- **Task to carry out**: Say how many lines contain the word "chart" and give no other text.

- **Supplied data**:
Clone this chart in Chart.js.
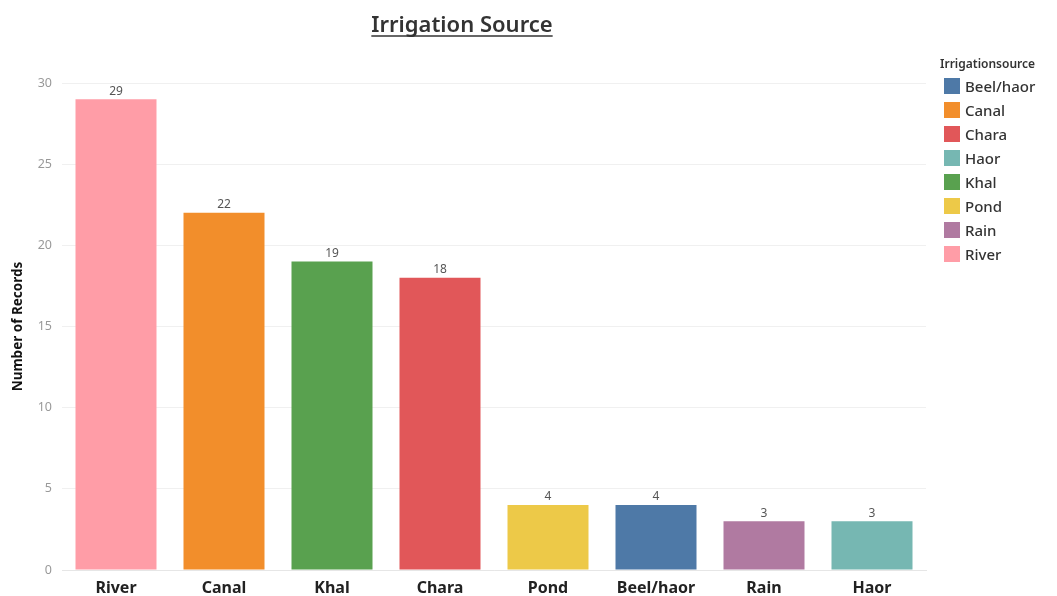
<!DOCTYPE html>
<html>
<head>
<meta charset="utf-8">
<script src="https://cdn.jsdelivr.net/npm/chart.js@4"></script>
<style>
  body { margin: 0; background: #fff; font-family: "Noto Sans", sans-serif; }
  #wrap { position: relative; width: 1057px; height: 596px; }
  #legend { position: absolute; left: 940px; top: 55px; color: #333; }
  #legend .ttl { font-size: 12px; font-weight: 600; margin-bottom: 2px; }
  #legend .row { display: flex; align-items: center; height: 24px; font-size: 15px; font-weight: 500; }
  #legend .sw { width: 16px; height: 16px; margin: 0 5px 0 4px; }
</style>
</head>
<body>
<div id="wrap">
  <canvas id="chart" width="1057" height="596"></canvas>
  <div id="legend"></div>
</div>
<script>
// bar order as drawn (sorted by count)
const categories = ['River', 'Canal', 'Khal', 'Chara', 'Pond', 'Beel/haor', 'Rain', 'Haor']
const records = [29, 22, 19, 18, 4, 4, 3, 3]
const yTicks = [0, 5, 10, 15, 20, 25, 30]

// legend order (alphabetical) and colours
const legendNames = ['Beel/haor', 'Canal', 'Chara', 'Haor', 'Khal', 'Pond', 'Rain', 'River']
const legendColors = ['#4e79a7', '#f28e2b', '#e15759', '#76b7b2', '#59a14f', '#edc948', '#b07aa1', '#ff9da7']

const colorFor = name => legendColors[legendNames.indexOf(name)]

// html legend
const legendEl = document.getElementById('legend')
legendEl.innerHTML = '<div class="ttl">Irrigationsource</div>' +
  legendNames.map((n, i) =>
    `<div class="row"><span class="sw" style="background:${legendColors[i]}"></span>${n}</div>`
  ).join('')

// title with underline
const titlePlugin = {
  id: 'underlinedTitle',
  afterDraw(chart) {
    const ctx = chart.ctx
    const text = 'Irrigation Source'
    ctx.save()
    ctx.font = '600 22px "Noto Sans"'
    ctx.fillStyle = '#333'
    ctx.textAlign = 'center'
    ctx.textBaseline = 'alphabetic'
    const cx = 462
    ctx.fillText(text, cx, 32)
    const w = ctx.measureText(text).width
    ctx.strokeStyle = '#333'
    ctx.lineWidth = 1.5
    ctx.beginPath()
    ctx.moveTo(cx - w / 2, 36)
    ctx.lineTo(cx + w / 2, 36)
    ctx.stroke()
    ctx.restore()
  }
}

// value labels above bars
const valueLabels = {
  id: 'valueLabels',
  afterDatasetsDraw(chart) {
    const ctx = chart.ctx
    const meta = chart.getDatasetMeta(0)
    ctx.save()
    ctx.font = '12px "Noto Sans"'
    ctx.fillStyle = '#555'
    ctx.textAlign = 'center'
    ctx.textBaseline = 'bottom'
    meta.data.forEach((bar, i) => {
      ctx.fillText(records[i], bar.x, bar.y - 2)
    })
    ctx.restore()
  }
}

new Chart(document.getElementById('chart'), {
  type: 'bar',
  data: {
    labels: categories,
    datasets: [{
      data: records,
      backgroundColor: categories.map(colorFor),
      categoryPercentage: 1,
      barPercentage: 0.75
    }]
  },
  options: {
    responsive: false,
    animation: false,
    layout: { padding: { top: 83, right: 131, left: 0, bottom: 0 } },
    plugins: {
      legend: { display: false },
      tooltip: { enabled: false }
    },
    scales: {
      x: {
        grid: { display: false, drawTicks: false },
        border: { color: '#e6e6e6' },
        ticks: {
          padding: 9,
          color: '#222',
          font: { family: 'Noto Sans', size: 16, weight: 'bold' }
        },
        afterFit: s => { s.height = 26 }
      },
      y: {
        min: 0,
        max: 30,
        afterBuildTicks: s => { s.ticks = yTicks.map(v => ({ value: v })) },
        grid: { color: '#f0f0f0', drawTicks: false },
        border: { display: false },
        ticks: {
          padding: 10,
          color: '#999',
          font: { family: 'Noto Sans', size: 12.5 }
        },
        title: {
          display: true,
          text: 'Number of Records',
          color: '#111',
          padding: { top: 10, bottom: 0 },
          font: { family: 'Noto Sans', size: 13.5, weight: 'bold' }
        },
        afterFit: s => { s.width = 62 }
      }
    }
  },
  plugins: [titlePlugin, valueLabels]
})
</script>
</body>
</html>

- **Complete response**: 9